Despite a moratorium, evictions are on the rise against Hawaii’s most vulnerable renters, including low-income pregnant and immigrant women, the Hawai‘i State Department of Human Services Commission on the Status of Women said Monday in a press release.
The commission is calling upon the state and City and County of Honolulu to launch a public information campaign aimed at preventing evictions, which are in violation of Gov.
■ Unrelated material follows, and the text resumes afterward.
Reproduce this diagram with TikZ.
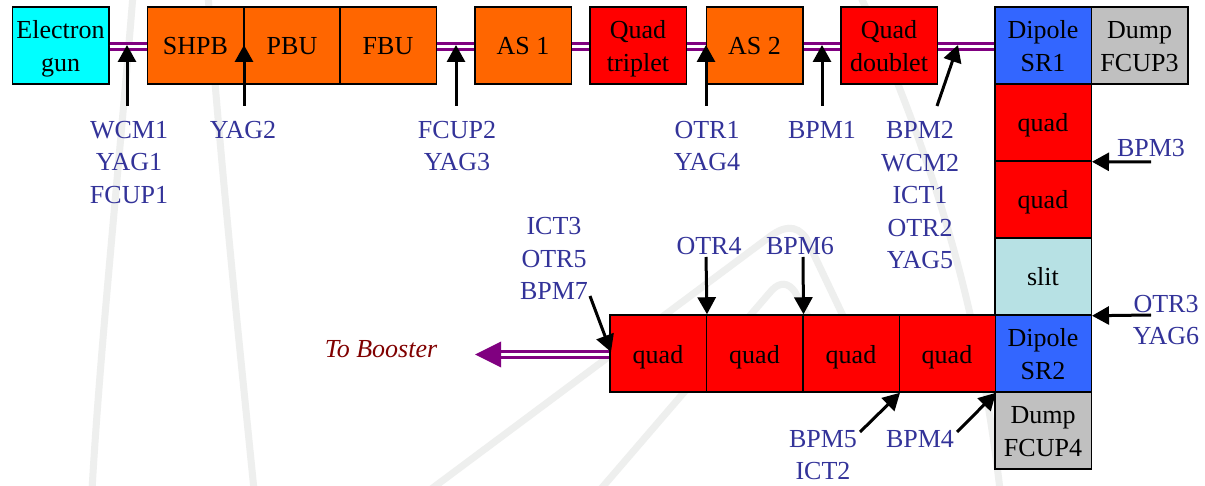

David Ige’s continuing COVID-19 emergency order.
Although the ban on evictions has been extended through Sept. 30, and violating the order can be prosecuted as a misdemeanor with penalties of up to a year in jail and/or a $5,000 fine, the commission said it has been hearing from women facing eviction pressures since the state’s March lockdown, imposition of a visitor quarantine and resulting widespread loss of jobs, said Khara Jabola-Carolus, executive director.
“As an essential resource seeking to ensure equity for women, the state commission has been hearing testimonies and concerns that landlords are harassing, threatening and using the crisis to engage in illegal evictions, particularly of immigrant, pregnant and other women who’ve lost their jobs because of having to care for their children and so can’t pay rent,” Jabola- Carolus said.
Exacerbating the problem, the commission says, is that many renters and landlords — and even some Honolulu Police Department officers — are unaware of the existence of the eviction moratorium, or think it has expired.
“When called, many officers respond this is a civil issue and they can’t do anything,” Jabola-Carolus said, “whereas now they could cite the landlord for violating the emergency order.”
However, she said, because many landlords as well as tenants are suffering financial losses in the pandemic, the commission was recommending that prevention of eviction through communication should be the government’s first response and enforcement the last resort.
“Thirty-two percent of the city’s COVID-19 response money received under the federal CARE Act went to police, who issue citations for quarantine violations but should at least be trained in holding landlords accountable, giving warnings and information, and last of all citations,” she said.
“Even prior to the pandemic and emergency orders, HPD was rarely involved in evictions,” HPD spokeswoman Michelle Yu responded in an email; she requested information on “any specific cases (names, dates and locations)” that the department could look up.
But “the lens the police are taking, looking at each individual case, is really too far down the line” compared with preventing disputes before they escalate, said Deja Ostrowski, an attorney with the Medical Legal Partnership of Hawaii, which represents the Kokua Kalihi Valley health center and who declined to provide specifics, citing confidentiality concerns.
Ostrowski and Jabola- Carolus said that, rather than serve legal eviction notices, landlords often turn off utilities, lock tenants out, throw their belongings into the street or threaten harm; on the neighbor islands, sexual abuse of women tenants has been reported, Jacoba- Carolus added.
“Even when women know their rights, what we’re seeing is most tenants are choosing to leave because it’s just too uncomfortable and threatening to live under harassment and face safety issues, especially when you have children,” Jabola- Carolus said.
“These allegations are disturbing, and if founded, shameful,” Gov. Ige commented in an email. “We encourage anyone feeling threatened to call the (state Department of Consumer Affairs) landlord-tenant information center at 586-2634.”
In addition, he added, “those who believe they are being targeted or harassed because of their gender or race should contact the Hawai‘i Civil Rights Commission.”